Cyprus, a country with a population of 850,000 people, received 13,000 asylum applications in 2021. 4.6 per cent of the population are asylum seekers or beneficiaries of protection, the highest number per capita in the EU. Interior minister Nicos Nouris stated in a recent interview: “For us, this is a state of emergency”, adding: “The migration issue in Cyprus is a huge problem because it’s been instrumentalised by Turkey”. The interior minister further stated that he would like Frontex to patrol waters south of Turkey, “from where every night, especially during summertime, we had illegal departures of migrants” but acknowledged that this would require Turkish approval. 80 per cent of irregular migrants to Cyprus arrive through the buffer zone from Turkish held northern Cyprus. UN Secretary General António Guterres recently linked this proportion to pushbacks conducted “at sea and at official crossing points by the Republic of Cyprus”.

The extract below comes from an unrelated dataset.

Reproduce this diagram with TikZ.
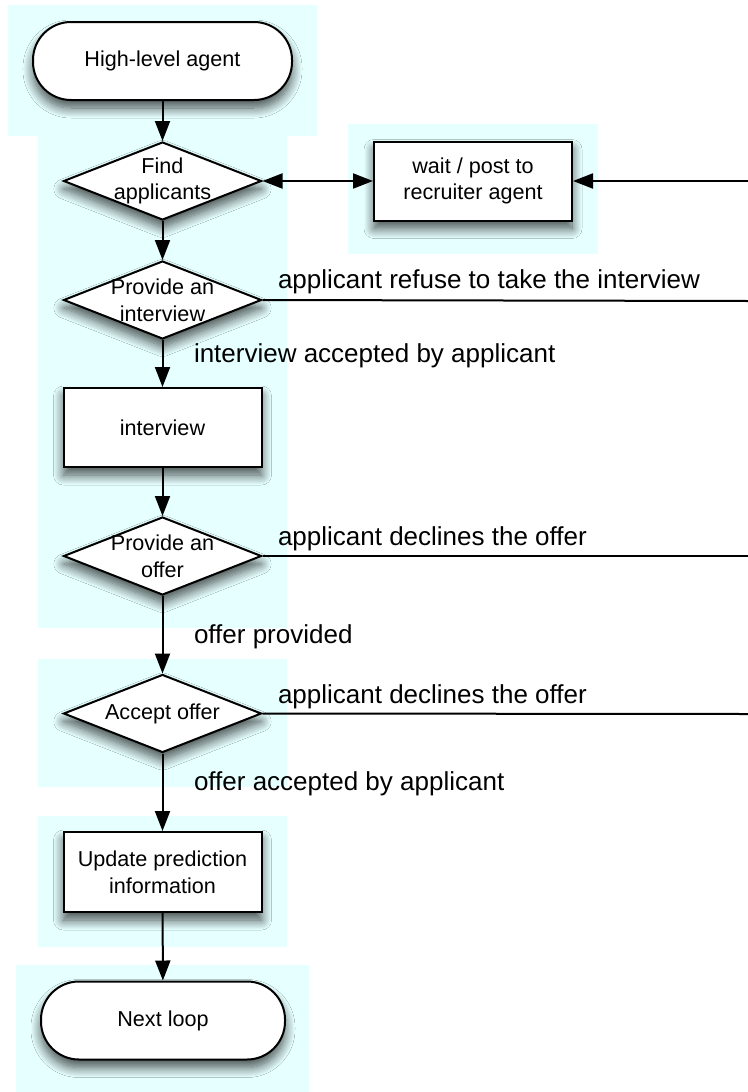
\documentclass[tikz,border=0pt]{standalone}
\usepackage{fontspec}
\setmainfont{Liberation Sans}
\usetikzlibrary{shapes.geometric,arrows.meta,shadows.blur}
\definecolor{bgcyan}{RGB}{230,255,255}
\definecolor{shadowblue}{RGB}{40,50,120}
\newcommand{\nodefont}{\fontsize{10.8}{13.4}\selectfont}
\newcommand{\lblfont}{\fontsize{13}{15.6}\selectfont}

\begin{document}
\begin{tikzpicture}[
        x=0.5pt, y=-0.5pt,
        line width=1pt,
        every node/.style={font=\nodefont, align=center},
        glow/.style={blur shadow={shadow xshift=0pt, shadow yshift=-4pt, shadow blur radius=5pt, shadow blur steps=12, shadow opacity=70, fill=shadowblue}},
        terminal/.style={glow, draw, fill=white, rounded corners=19pt, minimum height=39pt, inner sep=0pt},
        process/.style={glow, draw, fill=white, minimum width=99pt, minimum height=39.5pt, inner sep=0pt},
        decision/.style={glow, diamond, draw, fill=white, minimum width=99pt, minimum height=39pt, inner sep=0pt},
        lbl/.style={font=\lblfont, anchor=base west, inner sep=0pt},
        flow/.style={draw, -{Triangle[length=10pt, width=7.5pt]}}
    ]
 \useasboundingbox (0,0) rectangle (748,1092);
 % light background panels
 \fill[bgcyan] (8,5) rectangle (317,136);
 \fill[bgcyan] (38,136) rectangle (287,628);
 \fill[bgcyan] (348,124) rectangle (598,254);
 \fill[bgcyan] (38,659) rectangle (287,787);
 \fill[bgcyan] (38,816) rectangle (287,947);
 \fill[bgcyan] (16,965) rectangle (309,1092);

 % nodes
 \node[terminal, minimum width=129.5pt] (start) at (162.5,61) {High-level agent};
 \node[decision, label={[align=center]center:Find\\applicants}] (find) at (162.5,181) {};
 \node[process] (wait) at (473,181) {wait / post to\\recruiter agent};
 \node[decision, label={[align=center]center:Provide an\\interview}] (provint) at (162.5,300) {};
 \node[process] (interview) at (162.5,427.5) {interview};
 \node[decision, label={[align=center]center:Provide an\\offer}] (provoffer) at (162.5,556) {};
 \node[decision, label={[align=center]center:Accept offer}] (accept) at (162.5,713.5) {};
 \node[process, minimum height=40pt] (update) at (162.5,872) {Update prediction\\information};
 \node[terminal, minimum width=122pt] (next) at (163,1020.5) {Next loop};

 % loose ends at the right border
 \coordinate (back) at (748,181);
 \coordinate (out1) at (748,301);
 \coordinate (out2) at (748,556);
 \coordinate (out3) at (748,714);

 % connectors
 \draw[flow] (start) -- (find);
 \draw[flow, {Triangle[length=10pt, width=7.5pt]}-{Triangle[length=10pt, width=7.5pt]}] (find) -- (wait);
 \draw[flow] (back) -- (wait);
 \draw[flow] (find) -- (provint);
 \draw (provint.east) -- (out1);
 \draw[flow] (provint) -- (interview);
 \draw[flow] (interview) -- (provoffer);
 \draw (provoffer.east) -- (out2);
 \draw[flow] (provoffer) -- (accept);
 \draw (accept.east) -- (out3);
 \draw[flow] (accept) -- (update);
 \draw[flow] (update) -- (next);

 % edge labels
 \node[lbl] (refuse) at (277,288) {applicant refuse to take the interview};
 \node[lbl] (accepted) at (193,362) {interview accepted by applicant};
 \node[lbl] (declines1) at (277,545) {applicant declines the offer};
 \node[lbl] (provided) at (193,643) {offer provided};
 \node[lbl] (declines2) at (277,703) {applicant declines the offer};
 \node[lbl] (offeracc) at (193,790) {offer accepted by applicant};
\end{tikzpicture}
\end{document}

Following a visit by Frontex executive director Fabrice Leggeri in Nicosia on 16 January, it was announced that an action plan for immigration, focused on returns, is set to be signed between Cyprus and the EU agency. Leggeri stated the plan: “will be the roadmap for our teams to work together” and promised “extraordinary support” from his agency. Now, the agency plans to increase its presence to support the return and repatriation of irregular migrants to their home countries including through the facilitation of flights, and to assist in the surveillance of the EU’s external borders. “It is a huge challenge that requires enormous support from Frontex,” Leggeri said. According to the Cyprus Ministry of Justice, the “fruitful exchange reaffirmed a common approach in terms of bolstering the protection of Cyprus’ outside borders, which are effectively EU borders, with Frontex support”.

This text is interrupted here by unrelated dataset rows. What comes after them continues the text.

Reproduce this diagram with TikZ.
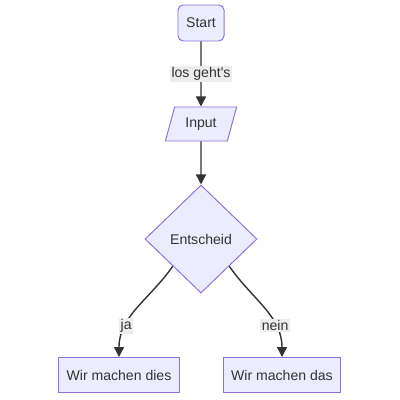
\documentclass[tikz,border=0pt]{standalone}
\usepackage{fontspec}
\setmainfont{Liberation Sans}
\usetikzlibrary{arrows.meta,shapes.geometric}
\definecolor{nodefill}{HTML}{ECECFF}
\definecolor{nodeline}{HTML}{9370DB}
\definecolor{edgeline}{HTML}{333333}
\definecolor{labelbg}{HTML}{EDEDED}

\begin{document}
\begin{tikzpicture}[
    x=0.025cm, y=-0.025cm,
    box/.style={draw=nodeline, line width=0.7pt, fill=nodefill, text=edgeline, font=\fontsize{10}{12}\selectfont, inner sep=2pt},
    startbox/.style={box, rounded corners=1.3mm, minimum width=1.15cm, minimum height=0.9cm},
    inbox/.style={box, trapezium, trapezium left angle=63, trapezium right angle=117, trapezium stretches body=true, inner xsep=1pt, minimum width=1.78cm, minimum height=0.85cm},
    decide/.style={box, diamond, minimum width=2.8cm, minimum height=2.7cm, inner sep=0pt},
    action/.style={box, minimum width=3cm, minimum height=0.875cm},
    arr/.style={-{Triangle[length=2.5mm, width=2.5mm]}, line width=1pt, draw=edgeline},
    elabel/.style={fill=labelbg, text=edgeline, font=\fontsize{10}{12}\selectfont, inner sep=1pt}
]
\useasboundingbox (0,0) rectangle (400,400);

% --- Nodes ---
\node[startbox] (start) at (201, 23) {Start};
\node[inbox] (input) at (201, 124) {Input};
\node[decide] (dec) at (201, 239) {Entscheid};
\node[action] (dies) at (119, 375) {Wir machen dies};
\node[action, minimum width=2.9cm] (das) at (282, 375) {Wir machen das};

% --- Edges ---
\draw[arr] (start) -- node[elabel] {los geht\textquotesingle s} (input);
\draw[arr] (input) -- (dec);

% Branches (curved down into the boxes)
\draw[arr] (dec.south west) to[out=-125, in=90] node[elabel, pos=0.7] {ja} (dies);
\draw[arr] (dec.south east) to[out=-55, in=90] node[elabel, pos=0.7] {nein} (das);

\end{tikzpicture}
\end{document}
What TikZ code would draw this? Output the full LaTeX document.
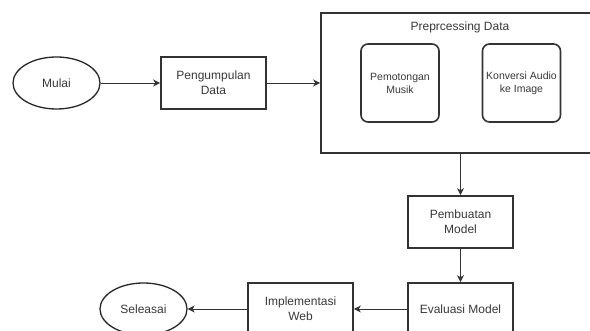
\documentclass[tikz,border=0pt]{standalone}
\usepackage{fontspec}
\setmainfont{Liberation Sans}
\usetikzlibrary{arrows.meta, shapes.geometric}

\begin{document}
\begin{tikzpicture}[x=1pt, y=-1pt,
    every node/.style={text=black!78, font=\fontsize{12}{15}\selectfont, align=center},
    box/.style={draw=black!80, line width=1.6pt, minimum width=105pt, minimum height=52pt, inner sep=0pt},
    terminal/.style={draw=black!85, ellipse, line width=1.3pt, minimum width=87pt, minimum height=52pt, inner sep=0pt},
    subbox/.style={draw=black!80, line width=1.6pt, rounded corners=7pt, minimum width=78pt, minimum height=78pt, inner sep=0pt, font=\fontsize{10.5}{13}\selectfont},
    flow/.style={draw=black!80, line width=0.9pt, -{Stealth[length=7pt, width=7pt, inset=2pt]}}]
    % Frame
    \useasboundingbox (0,0) rectangle (590,331);
    \clip (0,0) rectangle (590,331);
    % Top row
    \node[terminal] (mulai) at (56.5,83) {Mulai};
    \node[box] (kumpul) at (213.5,83) {Pengumpulan\\Data};
    % Preprocessing group
    \node[box, minimum width=278pt, minimum height=140pt] (prep) at (460,83) {};
    \node (preplabel) at (460,27) {Preprcessing Data};
    \node[subbox] (potong) at (400,83) {Pemotongan\\Musik};
    \node[subbox] (konversi) at (521.5,83) {Konversi Audio\\ke Image};
    % Model
    \node[box] (buat) at (460.5,222) {Pembuatan\\Model};
    \node[box] (evaluasi) at (460.5,309) {Evaluasi Model};
    % Bottom row
    \node[box] (implementasi) at (300.5,309) {Implementasi\\Web};
    \node[terminal] (selesai) at (143.5,309) {Seleasai};
    % Connectors
    \draw[flow] (mulai) -- (kumpul);
    \draw[flow] (kumpul) -- (prep.west |- kumpul);
    \draw[flow] (prep.south -| buat) -- (buat);
    \draw[flow] (buat) -- (evaluasi);
    \draw[flow] (evaluasi) -- (implementasi);
    \draw[flow] (implementasi) -- (selesai);
\end{tikzpicture}
\end{document}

Tensions have been brewing between locals and asylum seekers in Cyprus. In January police fired warning shots to disperse a group of residents from the Chloraka district. The mayor of Chloraka has repeatedly denounced the presence of a large Syrian population in his town, calling it a ghetto and saying the refugee population must be dispersed across the island. The town, located in Western Cyprus, has 7,000 inhabitants: the number of refugees – the majority of Syrian origin -has risen from 800 to 1,700 in three years to represent around a quarter of the population. Police have detained residents of foreign descent and cut off the water supply. The Ministry of the Interior issued a decree in December 2020 prohibiting any new refugees from settling in Chloraka.